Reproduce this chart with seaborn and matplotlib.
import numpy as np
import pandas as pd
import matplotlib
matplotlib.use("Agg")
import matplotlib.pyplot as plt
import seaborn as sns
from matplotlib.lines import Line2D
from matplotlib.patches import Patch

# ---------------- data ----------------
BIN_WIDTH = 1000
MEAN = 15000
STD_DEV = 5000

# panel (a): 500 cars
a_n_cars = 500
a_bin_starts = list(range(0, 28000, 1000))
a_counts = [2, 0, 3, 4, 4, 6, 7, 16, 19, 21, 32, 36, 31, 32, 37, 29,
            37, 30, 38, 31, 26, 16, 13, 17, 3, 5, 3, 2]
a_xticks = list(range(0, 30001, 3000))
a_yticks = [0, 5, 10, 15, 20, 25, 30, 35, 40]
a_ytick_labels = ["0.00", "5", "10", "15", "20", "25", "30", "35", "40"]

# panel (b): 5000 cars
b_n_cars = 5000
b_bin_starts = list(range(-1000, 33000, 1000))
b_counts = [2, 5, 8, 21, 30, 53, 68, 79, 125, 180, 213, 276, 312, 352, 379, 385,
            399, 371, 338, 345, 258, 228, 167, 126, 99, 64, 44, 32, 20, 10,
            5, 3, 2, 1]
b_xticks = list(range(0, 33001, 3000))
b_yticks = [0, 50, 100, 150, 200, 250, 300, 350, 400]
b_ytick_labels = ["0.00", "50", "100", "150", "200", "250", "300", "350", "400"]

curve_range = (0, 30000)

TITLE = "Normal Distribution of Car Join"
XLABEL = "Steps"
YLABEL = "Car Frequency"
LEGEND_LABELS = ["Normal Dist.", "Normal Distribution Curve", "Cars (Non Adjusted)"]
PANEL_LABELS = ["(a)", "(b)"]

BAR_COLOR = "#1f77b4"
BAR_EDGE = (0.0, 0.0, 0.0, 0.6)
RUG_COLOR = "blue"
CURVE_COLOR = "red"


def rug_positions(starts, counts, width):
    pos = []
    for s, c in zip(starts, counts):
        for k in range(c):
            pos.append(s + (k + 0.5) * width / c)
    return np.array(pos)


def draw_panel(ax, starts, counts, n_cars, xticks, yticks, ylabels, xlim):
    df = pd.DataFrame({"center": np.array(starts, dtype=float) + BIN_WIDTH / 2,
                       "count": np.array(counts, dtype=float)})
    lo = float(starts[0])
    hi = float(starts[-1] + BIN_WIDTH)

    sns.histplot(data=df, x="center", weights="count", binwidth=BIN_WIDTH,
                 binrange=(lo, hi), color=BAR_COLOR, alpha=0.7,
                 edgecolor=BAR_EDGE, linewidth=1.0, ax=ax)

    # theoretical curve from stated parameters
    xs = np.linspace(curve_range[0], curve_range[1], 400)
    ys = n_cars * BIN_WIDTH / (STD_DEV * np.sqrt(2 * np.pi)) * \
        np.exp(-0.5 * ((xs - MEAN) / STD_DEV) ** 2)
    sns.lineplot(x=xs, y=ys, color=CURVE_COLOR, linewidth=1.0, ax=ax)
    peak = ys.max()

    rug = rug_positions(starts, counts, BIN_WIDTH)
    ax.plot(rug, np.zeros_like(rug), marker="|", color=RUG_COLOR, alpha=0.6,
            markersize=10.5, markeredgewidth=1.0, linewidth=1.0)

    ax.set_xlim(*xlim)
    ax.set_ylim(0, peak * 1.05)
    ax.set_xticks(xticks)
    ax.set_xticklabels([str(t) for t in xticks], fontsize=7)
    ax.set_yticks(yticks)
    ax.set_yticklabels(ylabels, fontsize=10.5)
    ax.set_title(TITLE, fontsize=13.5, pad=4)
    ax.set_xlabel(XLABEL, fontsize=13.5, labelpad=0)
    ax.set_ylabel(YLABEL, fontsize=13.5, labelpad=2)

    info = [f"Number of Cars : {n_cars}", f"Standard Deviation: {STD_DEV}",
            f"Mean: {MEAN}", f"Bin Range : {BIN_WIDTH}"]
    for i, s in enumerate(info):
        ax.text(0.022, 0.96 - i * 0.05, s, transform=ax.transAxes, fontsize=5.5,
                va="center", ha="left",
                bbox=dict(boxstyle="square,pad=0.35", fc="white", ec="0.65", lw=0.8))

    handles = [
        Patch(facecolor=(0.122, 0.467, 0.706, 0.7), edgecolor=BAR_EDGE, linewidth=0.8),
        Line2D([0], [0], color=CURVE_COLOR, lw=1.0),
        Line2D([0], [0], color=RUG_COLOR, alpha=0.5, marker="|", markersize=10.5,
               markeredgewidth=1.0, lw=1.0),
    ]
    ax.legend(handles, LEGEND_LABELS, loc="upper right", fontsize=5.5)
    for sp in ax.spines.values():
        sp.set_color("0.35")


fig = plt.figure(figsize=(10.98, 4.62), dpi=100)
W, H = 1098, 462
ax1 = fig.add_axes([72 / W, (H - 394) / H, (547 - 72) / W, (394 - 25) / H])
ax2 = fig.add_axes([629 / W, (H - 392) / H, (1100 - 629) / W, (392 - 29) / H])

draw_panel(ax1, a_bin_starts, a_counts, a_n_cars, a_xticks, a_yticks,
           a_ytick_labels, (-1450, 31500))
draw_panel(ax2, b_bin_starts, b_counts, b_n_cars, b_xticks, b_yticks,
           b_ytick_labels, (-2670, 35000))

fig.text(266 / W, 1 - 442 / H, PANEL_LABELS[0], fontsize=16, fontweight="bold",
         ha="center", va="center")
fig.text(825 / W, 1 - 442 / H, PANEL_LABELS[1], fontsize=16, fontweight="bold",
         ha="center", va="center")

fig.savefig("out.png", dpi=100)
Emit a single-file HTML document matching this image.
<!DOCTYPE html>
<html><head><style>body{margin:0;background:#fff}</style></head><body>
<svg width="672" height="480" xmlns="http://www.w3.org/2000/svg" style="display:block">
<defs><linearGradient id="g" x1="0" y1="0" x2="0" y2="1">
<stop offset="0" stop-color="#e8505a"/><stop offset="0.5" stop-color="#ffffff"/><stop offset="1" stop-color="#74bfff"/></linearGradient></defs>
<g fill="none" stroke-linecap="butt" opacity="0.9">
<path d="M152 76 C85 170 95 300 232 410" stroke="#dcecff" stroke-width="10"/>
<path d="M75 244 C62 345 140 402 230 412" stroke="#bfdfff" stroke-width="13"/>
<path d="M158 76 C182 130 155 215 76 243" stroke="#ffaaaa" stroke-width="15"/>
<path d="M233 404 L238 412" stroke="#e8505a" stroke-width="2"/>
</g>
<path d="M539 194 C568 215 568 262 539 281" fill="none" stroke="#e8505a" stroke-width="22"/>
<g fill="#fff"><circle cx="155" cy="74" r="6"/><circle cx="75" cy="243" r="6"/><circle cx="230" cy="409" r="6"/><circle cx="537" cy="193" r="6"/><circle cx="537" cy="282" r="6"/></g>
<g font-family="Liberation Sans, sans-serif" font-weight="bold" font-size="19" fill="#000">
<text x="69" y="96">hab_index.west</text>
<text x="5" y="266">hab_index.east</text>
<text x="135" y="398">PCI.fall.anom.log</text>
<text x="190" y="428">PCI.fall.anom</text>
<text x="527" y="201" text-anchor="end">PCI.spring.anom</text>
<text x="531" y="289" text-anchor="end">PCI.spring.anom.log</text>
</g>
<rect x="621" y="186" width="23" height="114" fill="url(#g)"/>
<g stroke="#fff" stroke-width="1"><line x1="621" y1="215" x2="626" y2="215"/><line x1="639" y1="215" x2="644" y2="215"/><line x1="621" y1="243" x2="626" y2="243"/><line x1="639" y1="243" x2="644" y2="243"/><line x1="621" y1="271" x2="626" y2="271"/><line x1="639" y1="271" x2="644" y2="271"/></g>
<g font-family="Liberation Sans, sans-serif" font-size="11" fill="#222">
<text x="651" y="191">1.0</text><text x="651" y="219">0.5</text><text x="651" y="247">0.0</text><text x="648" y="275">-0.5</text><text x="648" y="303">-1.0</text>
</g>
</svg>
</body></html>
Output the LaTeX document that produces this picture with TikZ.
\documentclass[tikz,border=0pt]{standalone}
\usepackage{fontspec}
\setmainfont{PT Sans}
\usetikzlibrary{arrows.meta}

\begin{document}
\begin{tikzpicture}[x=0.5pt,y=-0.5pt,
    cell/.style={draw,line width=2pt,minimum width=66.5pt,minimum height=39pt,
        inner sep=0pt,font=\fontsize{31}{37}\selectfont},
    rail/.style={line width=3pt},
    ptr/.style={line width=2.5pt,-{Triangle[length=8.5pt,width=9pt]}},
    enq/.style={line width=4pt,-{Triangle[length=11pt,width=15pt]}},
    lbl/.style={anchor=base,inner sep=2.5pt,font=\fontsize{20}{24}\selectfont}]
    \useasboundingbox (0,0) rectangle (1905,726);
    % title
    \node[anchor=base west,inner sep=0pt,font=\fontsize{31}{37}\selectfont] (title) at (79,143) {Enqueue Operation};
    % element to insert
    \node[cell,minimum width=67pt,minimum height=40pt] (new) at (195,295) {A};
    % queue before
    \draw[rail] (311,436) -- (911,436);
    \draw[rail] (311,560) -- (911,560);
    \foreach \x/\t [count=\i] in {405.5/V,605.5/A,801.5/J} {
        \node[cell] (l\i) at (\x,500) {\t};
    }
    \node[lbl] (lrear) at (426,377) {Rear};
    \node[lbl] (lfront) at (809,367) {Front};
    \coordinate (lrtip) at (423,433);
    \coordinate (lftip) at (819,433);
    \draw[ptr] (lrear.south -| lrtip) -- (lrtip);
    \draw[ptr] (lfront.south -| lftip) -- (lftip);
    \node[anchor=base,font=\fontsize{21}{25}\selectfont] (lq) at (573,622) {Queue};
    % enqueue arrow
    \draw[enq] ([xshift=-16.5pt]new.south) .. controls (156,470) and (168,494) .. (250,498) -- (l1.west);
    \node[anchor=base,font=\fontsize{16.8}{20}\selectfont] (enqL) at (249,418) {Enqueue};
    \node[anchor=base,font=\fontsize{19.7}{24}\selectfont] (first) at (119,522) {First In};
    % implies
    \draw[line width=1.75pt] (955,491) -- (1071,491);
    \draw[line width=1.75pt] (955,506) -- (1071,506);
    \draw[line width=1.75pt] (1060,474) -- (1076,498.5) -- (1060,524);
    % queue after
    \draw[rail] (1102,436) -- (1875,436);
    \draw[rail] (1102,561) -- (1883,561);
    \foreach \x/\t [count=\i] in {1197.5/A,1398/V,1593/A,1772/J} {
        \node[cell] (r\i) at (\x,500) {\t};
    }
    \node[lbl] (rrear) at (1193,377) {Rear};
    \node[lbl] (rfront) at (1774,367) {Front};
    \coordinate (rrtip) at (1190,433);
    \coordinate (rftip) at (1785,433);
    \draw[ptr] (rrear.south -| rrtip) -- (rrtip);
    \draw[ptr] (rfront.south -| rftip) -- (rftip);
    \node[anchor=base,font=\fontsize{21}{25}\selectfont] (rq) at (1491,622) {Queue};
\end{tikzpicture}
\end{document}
○ ○ ○ ○
Given problem – Copy each line of the listing that holds the word "this".

Final result –
Reproduce this chart with seaborn and matplotlib.
Emit a single-file HTML document matching this image.
Output the LaTeX document that produces this picture with TikZ.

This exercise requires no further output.